「収納のセンス」といえば、見た目を美しくモノを片付けることが出来る器用さや、発想の豊かさを指すのでしょうね。一般的に「収納の技術」とは、便利な収納グッズなどをうまく取り入れながら、限られたスペースを有効活用し、モノをスッキリと片付ける手法を指します。
ところが本当の意味での収納は、こうした表面的なセンスや技術で完結するものではありません。
例えば、モノの量が収納スペースからあふれる多いのであれば、収納の議論以前にモノを捨てるべきですよね。
さらに、どうして捨てるほどのモノが存在しているのかを追求し始めると、モノの買い方や保存の仕方にまで行きついてしまいますよね。

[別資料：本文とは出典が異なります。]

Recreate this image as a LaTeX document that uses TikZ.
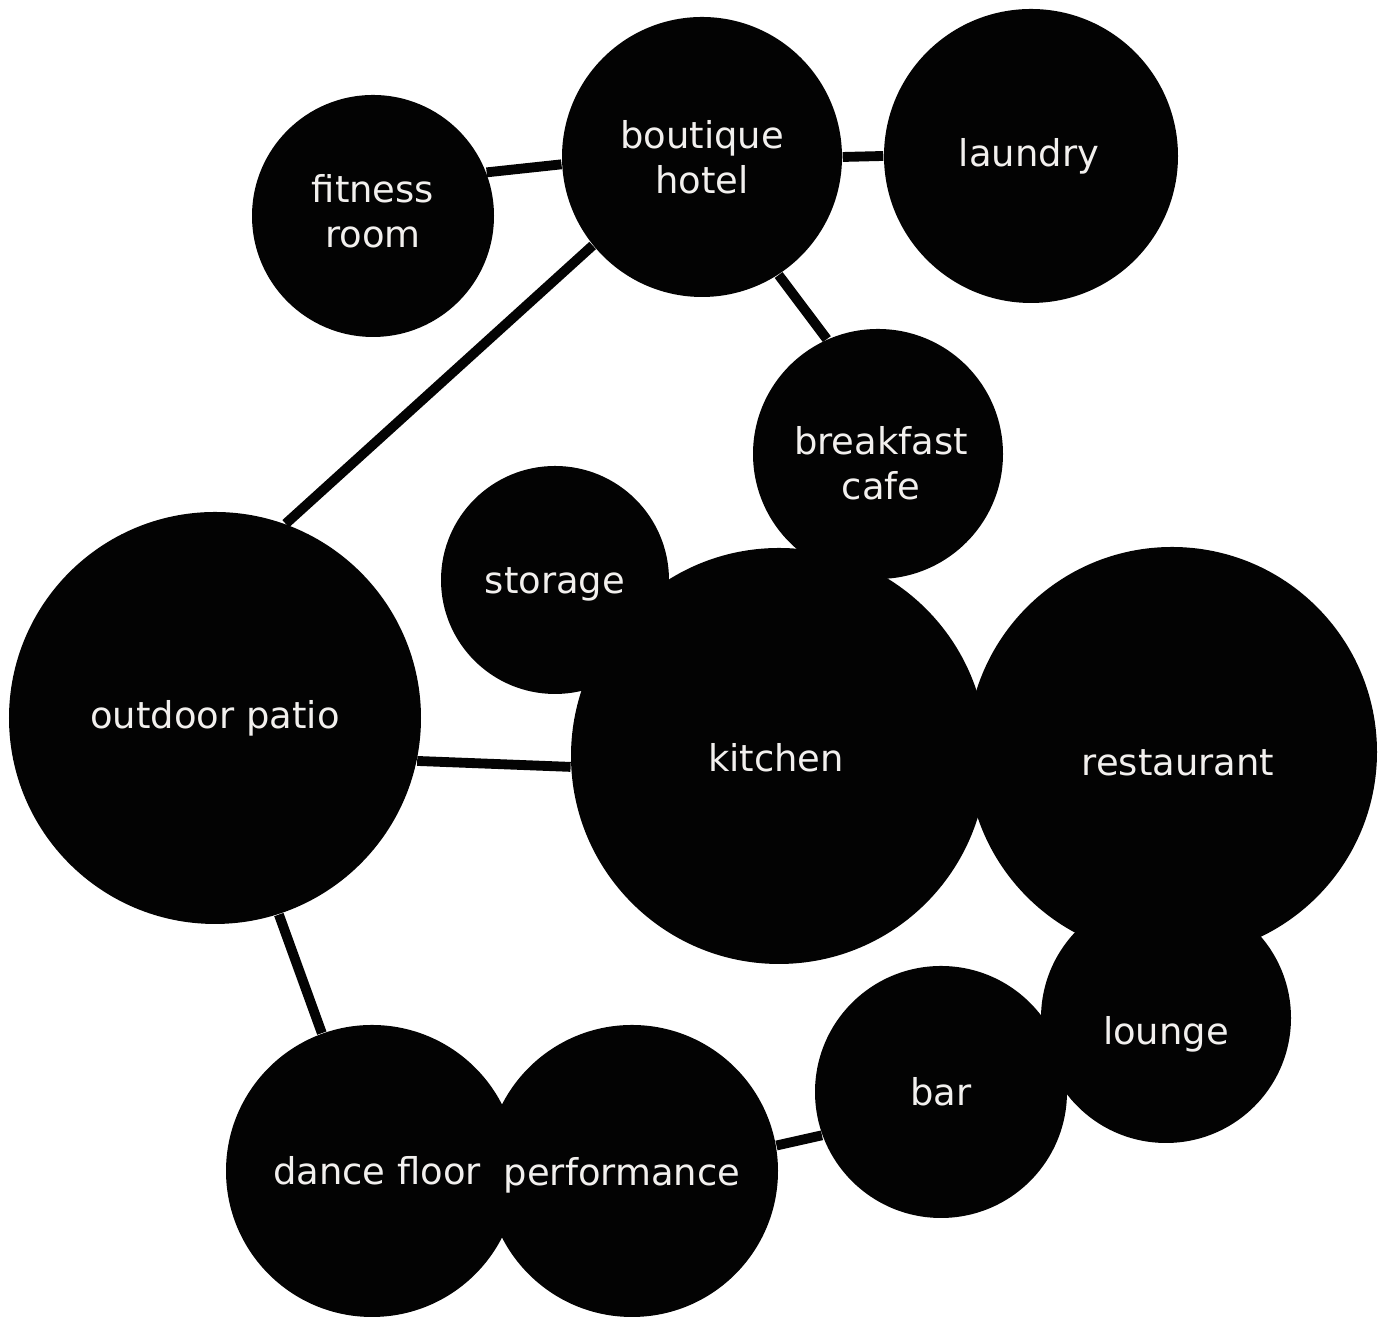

収納の概念は、実はモノを買う段階から始まっていると思います。モノを買って、保存し、捨てるという流れの中での、量のバランスが鍵。自分の価値観やライフスタイルに合った、ベストなバランスを見つけ出し、維持していくことが、真の「収納」ではないでしょうか。
このバランスを保つ秘訣は、一つひとつのモノと丁寧に向き合うこと。そして自分の価値観に合わせてルールを定めて実践することだと思います。
ここで、所有するモノの量のコントロールの秘訣について少々。買って住まいに持ち込む前に、
・ 何のために買うのか?
・ 家の中にしまう場所があるのか?
・ いつ使うのか?
・ どれ位必要なのか?
を考える習慣を付けましょう、というのが教科書的な教えですが、更に一歩踏み込んで、そのモノが家に入ることで、日常にどんなストレスが生じるか?を想像してみるのはどうでしょうか?
どんどんと、家の中がモノで溢れていくシーンを思い浮かべるとなお良しかもしれませんね。
それでは、たっぷりと収納場所を作っておけばいいのでしょうか?または、限られたスペースにたくさんしまえる様に工夫して、そこに詰め込めばそれでいいのでしょうか?
真に「機能的な収納」というものは、何かを使いたいときに、使いたい場所ですぐに取り出せて、その後しまいやすいという収納です。
やたらと収納を充実させることはそんな機能的な収納からは程遠い気がします。快適な暮らしを損なうのではないのでしょうか。
家の中の全てのモノが、しまうべき位置に使いやすく収まっていれば、家全体のモノを適量に維持出来ていると判断してよいでしょう。
機能的な収納を実現させるポイントは、それぞれのモノにとって最適な指定席は何処であるかを考えること。収納場所を変えるだけでも、ずいぶん快適さが増すものです。
更には、何と一緒にまとめて収納しておくのかも大事。生活スタイルも考慮に入れながら、一つひとつのモノの最適な指定席を作っていきましょう。
そして、最後は勇気をもって捨てる事でしょうか。と自分に言い聞かせています。